A ceasefire that does not try to resolve the future status of the relevant territories would leave the same result on the ground, without having to surmount the hurdle of a formal agreement that recognizes that result. A frozen conflict may not be a concept that most people will warm to, but it is better than an unending, boiling conflict. Given the wide gap between the negotiating positions of the belligerents in the Ukraine War and the complexity of the underlying issues, an unending war is likely the result of insisting that the war should not end without first resolving those issues.

In the horrifying situation in the Gaza Strip, which is less a war than a unilateral destruction of a population, each day without a ceasefire is another day of suffering, with dozens more civilians getting killed. Looking more broadly at the Israeli-Palestinian conflict, full resolution of the underlying issues would go well beyond the current horrors in Gaza and address fundamental issues of Palestinian self-determination that extend as well to residents of the West Bank and East Jerusalem. 

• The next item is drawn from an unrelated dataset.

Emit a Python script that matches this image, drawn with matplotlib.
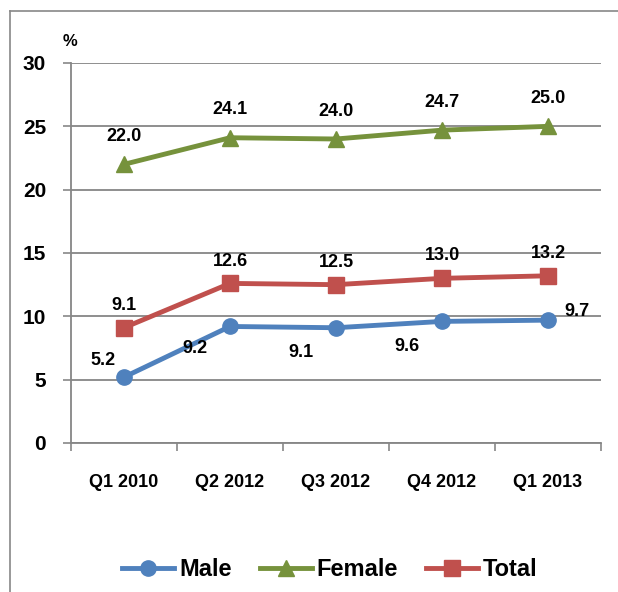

Here again, the distinction between de jure and de facto acceptance of a situation, and the role a ceasefire can play, is central. This is true regarding Hamas, even though Hamas is not the main issue in any resolution of the Israeli-Palestinian conflict. Far from being bent on destroying Israel, Hamas has repeatedly made clear that it would accept an infinitely renewable hudna, or truce, with Israel. In other words, it would be satisfied being part of a Palestinian state living peacefully side-by-side with Israel, as long as it did not have to sign a document that would constitute formal recognition of what it regards as the oppressor of the Palestinian people.

Of course, even a de facto peace may be out of reach as long as the United States supports an Israeli government that is determined not only to destroy Hamas but to ethnically cleanse Palestinians and forever deny them their own state, as well as having additional reasons to continue warfare indefinitely.

Similarly, the biggest barrier to peace in Ukraine is Vladimir Putin’s apparent calculation that Russia’s greater size can enable it to win a prolonged war of attrition, a war Putin launched to reduce Ukraine to a vassal state.

US policy toward these and other conflicts should not be shaped by such obduracy on the part of an aggressive belligerent. The United States should press for an early ceasefire in each case and utilize its available leverage accordingly. If successful, this would curb the suffering, the destruction, and the risks of escalation. It would not preclude later resolution of underlying issues, without holding peace hostage to such resolution.

If a pro-ceasefire policy runs counter to the preferences of a belligerent that is endeavoring to deny the rights and independence of another nation, that is all the more indication that such a policy is right.